Fear and Loathing in Las Vegas
Have you seen it? Based on the novel by Hunter S. Thompson, Fear and Loathing in Las Vegas: A Savage Journey to the Heart of the American Dream, the film/book follows a journalist and his attorney to Vegas where the dynamic duo degrade and demolish symbols of American consumerism and excess, while the city itself serves as the symbolic backdrop of mainstream America’s crude and commonplace ugliness.

Rolling Stone Cover
Set at the conclusion of the 1960’s era of countercultre, peace (and orgy)-loving hippies, beatniks and anarchists, the characters take you on a psychadelic journey to dystopic nothingness oftentimes begging the question, “what is this movie about, again?” The film wallows in a blurry haze of disconnected ocurrances because the narrorators are on a constant high provided by a cocktail of LSD, weed, cocaine and who-knows-what-else. The scenes sometimes jump between fear and paranoia, leaving the audience wondering what is real and what is insanity. The fall to oblivion amidst acid trips, titty grips, bright lights on the strip only leave our characters in a self destructive darkness.
The reason I saw this as a great piece of literature is because, like all well written and notable fiction, it has been applicable to every cultural era thereafter.
NYC – 2008
New York City has become a place where twenty-somethings (mostly, Caucasian) from everywhere else in America come to lay the foundation of what they want their lives to be…their road toward the so-called “American Dream.” For big money gigs they trade day-to-day happiness ( their souls) for the promise of future suburban perfection and early retirement. They prance and parade their best appearances at work and in the social scene, oftentime driving themselves to narcissistic depression. Most women, as I have observed, are hoping to find the (rich) man of their dreams who will pay for their big house, credit cards and plastic surgery while the men hope to party-hard with model chicks, drive a sports car and settle down with a trophy wife whenever their age expectations call for it (think, Patrick Bateman in American Psycho). Our dependency on anti-depression medications, in all its variations, is definitely out of control–as a generation, many of us are numbing our brains through our stresses and problems rather than to seek foundational solutions (think, Garden State or Prozac Nation).
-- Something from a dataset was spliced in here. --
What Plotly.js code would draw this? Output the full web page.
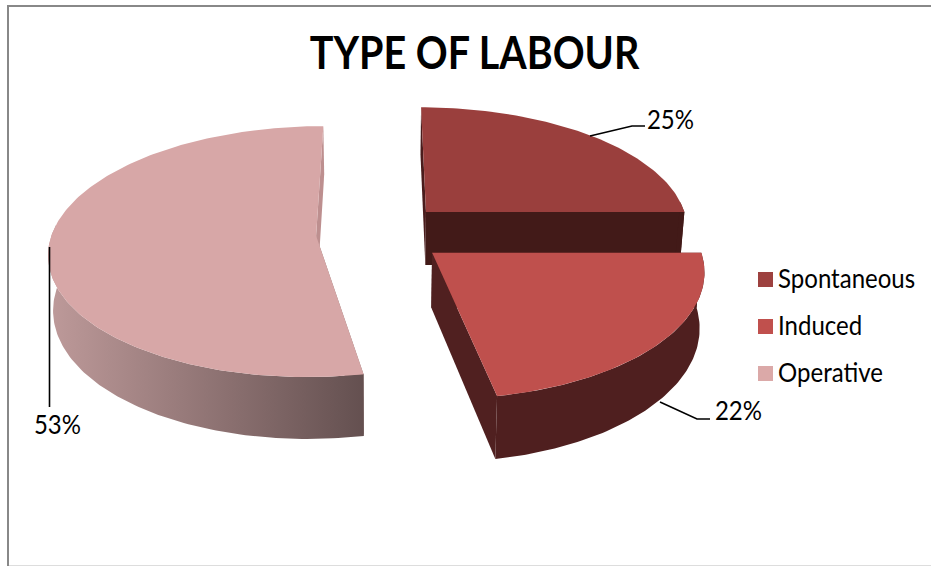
<!DOCTYPE html>
<html>
<head>
<meta charset="utf-8">
<script src="https://cdn.plot.ly/plotly-3.0.1.min.js"></script>
<style>html,body{margin:0;padding:0;background:#fff}#chart{width:931px;height:566px}</style>
</head>
<body>
<div id="chart"></div>
<script>
// Share of each type of labour, in percent
const categories = ['Spontaneous', 'Induced', 'Operative'];
const shares = [25, 22, 53];

const topColors = ['#9A3F3D', '#BF504D', '#D7A7A7'];
const swatchColors = ['#9D413F', '#C0504D', '#DBA9A8'];
const arcWallColors = ['#421A18', '#4F1F1F', '#8F7270'];
const startWallColors = ['#4A1C1C', '#4F1F1F', '#8F7270'];
const endWallColors = ['#421A18', '#502020', '#BD8F8F'];

// Perspective view of the tilted, exploded pie (screen pixels)
const view = { x0: 381, y0: 233, radius: 264, explode: 65, tilt: 0.465, persp: 0.125, depth: 54, shrink: 0.985 };

function project(X, Z) {
  const w = 1 + view.persp * Z / view.radius;
  return { x: view.x0 + X / w, y: view.y0 - view.tilt * Z / w, w };
}
function lower(p) {
  return { x: view.x0 + (p.x - view.x0) * view.shrink, y: p.y + view.depth / p.w };
}
function rad(d) { return d * Math.PI / 180; }

function sliceGeometry(startDeg, endDeg) {
  const mid = rad((startDeg + endDeg) / 2);
  const ox = view.explode * Math.sin(mid), oz = view.explode * Math.cos(mid);
  const apex = project(ox, oz);
  const arc = [], rim = [];
  const steps = Math.max(12, Math.round(endDeg - startDeg));
  for (let i = 0; i <= steps; i++) {
    const a = rad(startDeg + (endDeg - startDeg) * i / steps);
    const p = project(ox + view.radius * Math.sin(a), oz + view.radius * Math.cos(a));
    arc.push(p);
    // Only the part of the rim that faces the viewer gets a side wall
    if (Math.cos(a) < 0.1) rim.push(p);
  }
  return { apex, arc, rim };
}

function polygon(points, color, extra) {
  return Object.assign({
    type: 'scatter', mode: 'lines', x: points.map(p => p.x), y: points.map(p => p.y),
    fill: 'toself', fillcolor: color, line: { width: 0, color: color },
    hoverinfo: 'skip', showlegend: false
  }, extra || {});
}

// Slice angles accumulate clockwise from twelve o'clock
const total = shares.reduce((a, b) => a + b, 0);
let running = 0;
const slices = shares.map((v) => {
  const start = running / total * 360;
  running += v;
  return sliceGeometry(start, running / total * 360);
});

const traces = [];
// Painted back to front: Spontaneous, Operative, Induced
[0, 2, 1].forEach((i) => {
  const { apex, arc, rim } = slices[i];
  const first = arc[0], last = arc[arc.length - 1];
  traces.push(polygon([first, apex, lower(apex), lower(first)], startWallColors[i]));
  traces.push(polygon([last, apex, lower(apex), lower(last)], endWallColors[i]));
  const wall = rim.concat(rim.slice().reverse().map(lower));
  const extra = categories[i] === 'Operative'
    ? { fillgradient: { type: 'horizontal', colorscale: [[0, '#BE9A9A'], [1, '#645050']] } }
    : {};
  traces.push(polygon(wall, arcWallColors[i], extra));
  traces.push(polygon([apex].concat(arc), topColors[i]));
});

// Leader lines from the slices to their percentage labels
const leaders = [
  { x: [590, 632, 645], y: [136, 126, 126] },
  { x: [660, 697, 710], y: [402, 419, 419] },
  { x: [49.5, 49.5], y: [247, 407] }
];
leaders.forEach((l) => traces.push({
  type: 'scatter', mode: 'lines', x: l.x, y: l.y,
  line: { color: '#000', width: 1.6 }, hoverinfo: 'skip', showlegend: false
}));

const labelAnchors = [{ x: 670, y: 118 }, { x: 738, y: 409.5 }, { x: 57, y: 423.5 }];
const legendX = 765.5, legendTextX = 776, legendRows = [279.5, 326.5, 373.5];

// Legend swatches
traces.push({
  type: 'scatter', mode: 'markers', x: legendRows.map(() => legendX), y: legendRows,
  marker: { symbol: 'square', size: 15, color: swatchColors, line: { width: 0 } },
  hoverinfo: 'skip', showlegend: false
});

const font = 'Lato, sans-serif';
const annotations = [];
shares.forEach((v, i) => annotations.push({
  x: labelAnchors[i].x, y: labelAnchors[i].y, xref: 'x', yref: 'y', text: v + '%', showarrow: false,
  xanchor: 'center', yanchor: 'middle', font: { family: font, size: 27, color: '#000' }
}));
categories.forEach((c, i) => annotations.push({
  x: legendTextX, y: legendRows[i] - 2.5, xref: 'x', yref: 'y', text: c, showarrow: false,
  xanchor: 'left', yanchor: 'middle', font: { family: font, size: 27, color: '#000' }
}));

const layout = {
  width: 931, height: 566,
  margin: { l: 0, r: 0, t: 0, b: 0 },
  paper_bgcolor: '#fff', plot_bgcolor: '#fff',
  showlegend: false,
  title: {
    text: '<b>TYPE OF LABOUR</b>', x: 474.5 / 931, y: 1 - 53 / 566,
    xanchor: 'center', yanchor: 'middle',
    font: { family: font, size: 45, color: '#000' }
  },
  xaxis: { range: [0, 931], visible: false, fixedrange: true },
  yaxis: { range: [566, 0], visible: false, fixedrange: true },
  annotations,
  shapes: [
    { type: 'line', xref: 'x', yref: 'y', x0: 8, x1: 8, y0: 5, y1: 566, line: { color: '#888', width: 2 } },
    { type: 'line', xref: 'x', yref: 'y', x0: 7, x1: 931, y0: 6, y1: 6, line: { color: '#888', width: 2 } },
    { type: 'line', xref: 'x', yref: 'y', x0: 9, x1: 931, y0: 565.5, y1: 565.5, line: { color: '#DDD', width: 1 } }
  ]
};

// Narrow the type to a condensed set width, holding each text's anchor in place
function condense(el, factor, anchor) {
  const box = el.getBBox();
  const ax = anchor === 'left' ? box.x : box.x + box.width / 2;
  const prior = el.getAttribute('transform') || '';
  el.setAttribute('transform', `${prior} translate(${ax},0) scale(${factor},1) translate(${-ax},0)`);
}

Plotly.newPlot('chart', traces, layout, { displayModeBar: false, staticPlot: true }).then((gd) => {
  gd.querySelectorAll('.gtitle').forEach((t) => condense(t, 0.878, 'center'));
  gd.querySelectorAll('.annotation-text').forEach((t, i) => {
    condense(t, 0.89, i < shares.length ? 'center' : 'left');
  });
});
</script>
</body>
</html>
And for those not on behavior-altering meds, we definitely have those who can’t function effectively without alcohol and/or drugs…
After all, would LiL Weezy have dropped such a shotta fire album if he WASN’T on lean/sizzurp & coke?
The point is, ladies and gentlemen, is we need to periodically evaluate our mental, pyhsical and spiritual health…and determine if how we are living and if the things that drive us are fundamentally self-destructive.